Les Héroïdes d’Ovide, Achille et Léandre
Dans les Héroïdes, Ovide adopte une approche épistolaire inédite pour l’époque, présentant une série de lettres fictives écrites par des figures féminines mythologiques ou historiques, souvent confrontées à l’absence ou à l’indifférence de l’être aimé. Véritable innovation poétique, cette œuvre a connu un succès grandissant, influençant aussi bien la littérature que l’art en Europe à la fin du Moyen Âge et à la Renaissance. Avec la montée de l’Humanisme, ce texte connaît une diffusion exceptionnelle, dépassant même en nombre d’éditions les célèbres Métamorphoses du même auteur. L’ensemble de plaques réalisé par Limosin autour de 1564 traduit cet engouement pour le texte d’Ovide parmi les cercles érudits de la Renaissance et l’esprit humaniste du siècle, qui valorise la dimension universelle des sentiments humains.

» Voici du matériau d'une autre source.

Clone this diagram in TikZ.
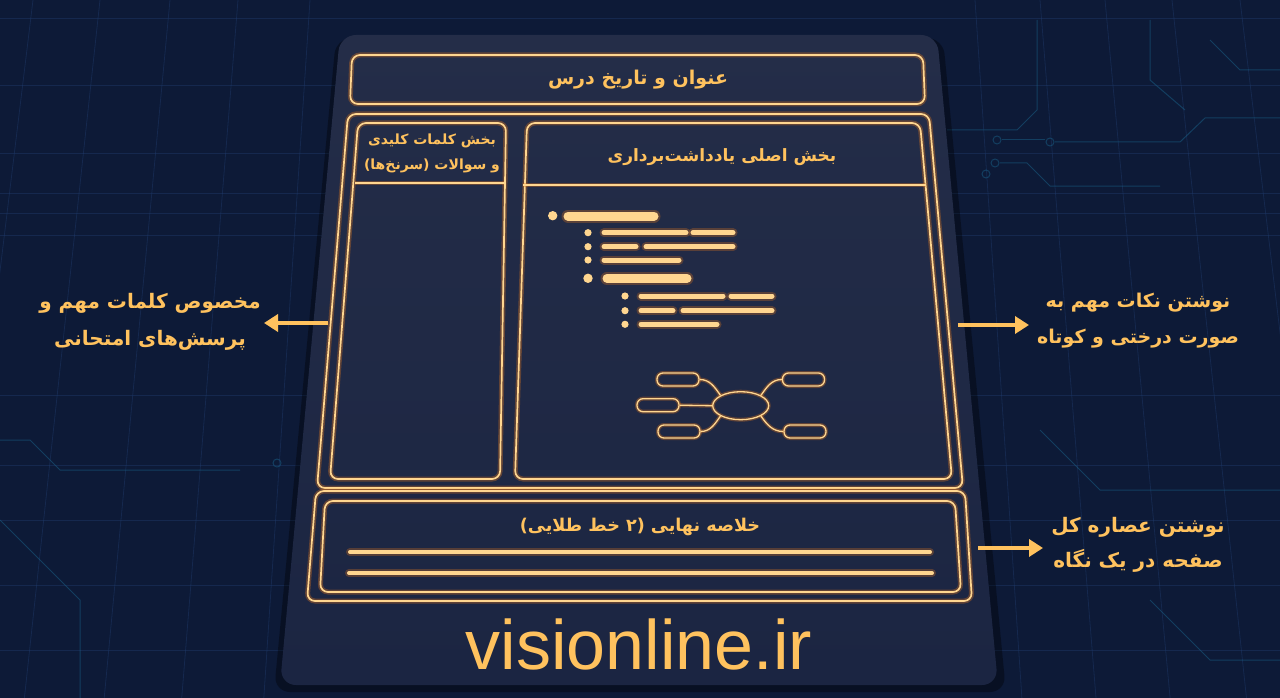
\documentclass[tikz,border=0pt]{standalone}
\usepackage{fontspec}
\usetikzlibrary{arrows.meta,shapes.geometric}
\TeXXeTstate=1
\setmainfont{Liberation Sans}
\newfontfamily\fa[Script=Arabic]{DejaVu Sans}
\definecolor{bg}{HTML}{0D1A37}
\definecolor{cardtop}{HTML}{242D48}
\definecolor{cardbot}{HTML}{1B2542}
\definecolor{gold}{HTML}{FFC25E}
\definecolor{core}{HTML}{FFD690}
\definecolor{glowc}{HTML}{E0761C}
\definecolor{gridc}{HTML}{1F3B6C}
\begin{document}
\begin{tikzpicture}[x=1pt,y=-1pt,
  neon/.style={draw=core, line width=1.7pt, rounded corners=8pt,
    preaction={draw=glowc, line width=5pt, draw opacity=0.35}},
  thin neon/.style={draw=core, line width=1.3pt,
    preaction={draw=glowc, line width=4pt, draw opacity=0.35}},
  bar/.style={draw=core, line cap=round, preaction={draw=glowc, line cap=round, line width=#1+4pt, draw opacity=0.3}, line width=#1},
  dot/.style={fill=core},
  txt/.style={text=gold, inner sep=0pt},
  fatxt/.style={txt, align=center, font=\fa\bfseries\fontsize{#1}{30}\selectfont},
  arr/.style={draw=gold, line width=3.5pt, -{Triangle[length=14pt,width=17pt]}},
  capsule/.style={thin neon, rounded corners=6pt, minimum width=42pt, minimum height=13pt, inner sep=0pt},
  hub/.style={thin neon, ellipse, minimum width=56pt, minimum height=28pt, inner sep=0pt},
  gridline/.style={draw=gridc, line width=0.8pt, draw opacity=0.45},
  trace/.style={draw=gridc!80!cyan, line width=1pt, draw opacity=0.5}
]
\useasboundingbox (0,0) rectangle (1280,698);
\fill[bg] (0,0) rectangle (1280,698);
% background grid
\foreach \xo in {33,100,170,238,310,975,1040,1105,1172,1240}
  \draw[gridline] (\xo,0) -- ({640+(\xo-640)*1.14},698);
\foreach \yy in {18,85,153,193,213,235,395,465,520,585,650}
  \draw[gridline] (0,\yy) -- (1280,\yy);
% circuit traces
\draw[trace] (947,130) -- (1017,130) -- (1037,110) -- (1037,20);
\draw[trace] (1002,140) -- (1045,140);
\draw[trace] (1055,142) -- (1180,142) -- (1205,118) -- (1280,118);
\draw[trace] (997,140) circle (4pt) (1050,142) circle (4pt);
\draw[trace] (1000,163) -- (1027,163) -- (1050,186) -- (1160,186);
\draw[trace] (995,163) circle (4pt) (986,174) circle (4pt);
\draw[trace] (1150,20) -- (1150,80) -- (1185,110);
\draw[trace] (1210,40) -- (1240,70) -- (1280,70);
\draw[trace] (0,440) -- (30,440) -- (60,470) -- (240,470);
\draw[trace] (277,463) circle (4pt);
\draw[trace] (0,520) -- (80,600) -- (80,698);
\draw[trace] (1040,430) -- (1100,490) -- (1280,490);
\draw[trace] (1150,600) -- (1210,660) -- (1280,660);
% card
\fill[black, opacity=0.35, rounded corners=16pt] (336,38) -- (943,38) -- (1006,692) -- (274,692) -- cycle;
\shade[top color=cardtop, bottom color=cardbot, rounded corners=16pt]
  (340,35) -- (937,35) -- (998,685) -- (280,685) -- cycle;
% title box
\draw[neon] (352,55) -- (923,55) -- (925,104) -- (350,104) -- cycle;
\node[fatxt=19] (title) at (638,80) {\beginR عنوان و تاریخ درس\endR};
% upper frame
\draw[neon] (348,114) -- (929,114) -- (963,488) -- (317,488) -- cycle;
% left column
\draw[neon] (358,123) -- (506,123) -- (500,479) -- (330,479) -- cycle;
\draw[thin neon] (355,183) -- (504,183);
\node[txt, align=center, font=\fa\bfseries\fontsize{14}{25}\selectfont] (cues) at (432,153) {\beginR بخش کلمات کلیدی\endR\\\beginR و سوالات (سرنخ‌ها)\endR};
% main box
\draw[neon] (527,123) -- (920,123) -- (952,479) -- (515,479) -- cycle;
\draw[thin neon] (523,185) -- (926,185);
\node[fatxt=17] (mainhead) at (722,157) {\beginR بخش اصلی یادداشت‌برداری\endR};
% bullet tree
\fill[dot] (552.7,215.7) circle (4.7pt);
\draw[bar=9pt] (568,216) -- (654,216);
\foreach \yy in {232.7,246.7,260} \fill[dot] (588,\yy) circle (3.6pt);
\draw[bar=5pt] (604,232.7) -- (686,232.7);
\draw[bar=5pt] (693,232.7) -- (733,232.7);
\draw[bar=5pt] (604,246.7) -- (636,246.7);
\draw[bar=5pt] (646,246.7) -- (733,246.7);
\draw[bar=5pt] (604,260) -- (679,260);
\fill[dot] (588,278.3) circle (4.7pt);
\draw[bar=9pt] (607,278.3) -- (687,278.3);
\foreach \yy in {296,310.7,324.3} \fill[dot] (625,\yy) circle (3.6pt);
\draw[bar=5pt] (641,296) -- (723,296);
\draw[bar=5pt] (731,296) -- (772,296);
\draw[bar=5pt] (641,310.7) -- (673,310.7);
\draw[bar=5pt] (683,310.7) -- (772,310.7);
\draw[bar=5pt] (641,324.3) -- (717,324.3);
% mind map
\node[hub] (c) at (740.7,405.7) {};
\node[capsule] (lt) at (678,379.5) {};
\node[capsule] (lm) at (658,405.2) {};
\node[capsule] (lb) at (679,431.5) {};
\node[capsule] (rt) at (803.5,379.5) {};
\node[capsule] (rb) at (805,431.5) {};
\draw[thin neon] (lt.east) to[out=0,in=125] (c.north west);
\draw[thin neon] (lm.east) -- (c.west);
\draw[thin neon] (lb.east) to[out=0,in=235] (c.south west);
\draw[thin neon] (rt.west) to[out=180,in=55] (c.north east);
\draw[thin neon] (rb.west) to[out=180,in=-55] (c.south east);
% lower frame and summary
\draw[neon] (316,491) -- (965,491) -- (972,601) -- (307,601) -- cycle;
\draw[neon] (325,501) -- (955,501) -- (961,592) -- (320,592) -- cycle;
\node[fatxt=17.6] (sumhead) at (640,527) {\beginR خلاصه نهایی (۲ خط طلایی)\endR};
\draw[bar=4pt] (350,552) -- (930,552);
\draw[bar=4pt] (349,573) -- (932,573);
% site
\node[txt] (site) at (639,644) {\fontsize{70}{80}\selectfont visionline.ir};
% side notes
\node[txt, align=center, font=\fa\bfseries\fontsize{20}{37}\selectfont] (ltext) at (150,322) {\beginR مخصوص کلمات مهم و\endR\\\beginR پرسش‌های امتحانی\endR};
\node[txt, align=center, font=\fa\bfseries\fontsize{19}{36}\selectfont] (rtext) at (1138,321) {\beginR نوشتن نکات مهم به\endR\\\beginR صورت درختی و کوتاه\endR};
\node[txt, align=center, font=\fa\bfseries\fontsize{20}{35}\selectfont] (btext) at (1138,545) {\beginR نوشتن عصاره کل\endR\\\beginR صفحه در یک نگاه\endR};
\coordinate (la) at (328,323);
\coordinate (lb2) at (264,323);
\coordinate (ra) at (958,325);
\coordinate (rb2) at (1029,325);
\coordinate (ba) at (978,548);
\coordinate (bb) at (1043,548);
\draw[arr] (la) -- (lb2);
\draw[arr] (ra) -- (rb2);
\draw[arr] (ba) -- (bb);
\end{tikzpicture}
\end{document}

De dimensions similaires et toujours sur fond bleu, elles représentent des portraits de personnages en buste, leurs vêtements et coiffures variant entre styles antiques et contemporains. Nos plaques représentent Achille et Léandre, qui incarnent chacun, à leur manière, des idéaux de courage, de passion et de tragédie. Achille, héros de la guerre de Troie, est épris de Briséis, une captive troyenne. Le couple est au cœur du conflit initial de l’Iliade : lorsque Agamemnon, chef des Grecs, force Achille à lui céder Briséis, il se retire du combat, ce qui affaiblit les Achéens et déclenche une série de tragédies qui forment la trame de l’épopée d’Homère. Léandre, quant à lui, par amour pour Héro, une prêtresse d’Aphrodite, traversait chaque nuit à la nage le détroit de l’Hellespont, jusqu’à ce qu’il périsse lors d’une tempête.
Un parcours de collection prestigieux
Après avoir probablement décoré les lambris du cabinet des émaux de Catherine de Médicis, ces plaques entament un parcours de collections remarquables. On retrouve leur trace dans la vente des collections de Mentmore Towers en 1977, propriété de la famille Rothschild. Organisée pour la succession d’Harry Primrose, 6e comte de Rosebery, la vente comportait de nombreux émaux de Limoges, qui avaient été collectionnés passionnément par le baron Mayer Amschel de Rothschild, puis transmis à sa fille Hanna. Puis, en 1981, elles réapparaissent dans une vente chez Sotheby’s à New York. Elles étaient depuis, conservées dans une collection privée européenne.
Aujourd’hui, 17 plaques sur 32 sont arrivées jusqu’à nous : 13 sont dans des collections publiques françaises (notamment au musée national de la Renaissance d’Ecouen qui a préempté la plaque représentant Pâris lors la vente Yves Saint Laurent et Pierre Bergé chez Christie’s en 2009, et fait l’acquisition de celle représentant Ulysse auprès d’un collectionneur en 2012), 2 plaques au Walters Art Museum de Baltimore, les deux plaques mises à l’encan le 19 décembre sont les deux dernières connues en mains privées. Elles ont trouvé chacune preneur à 195 000 euros.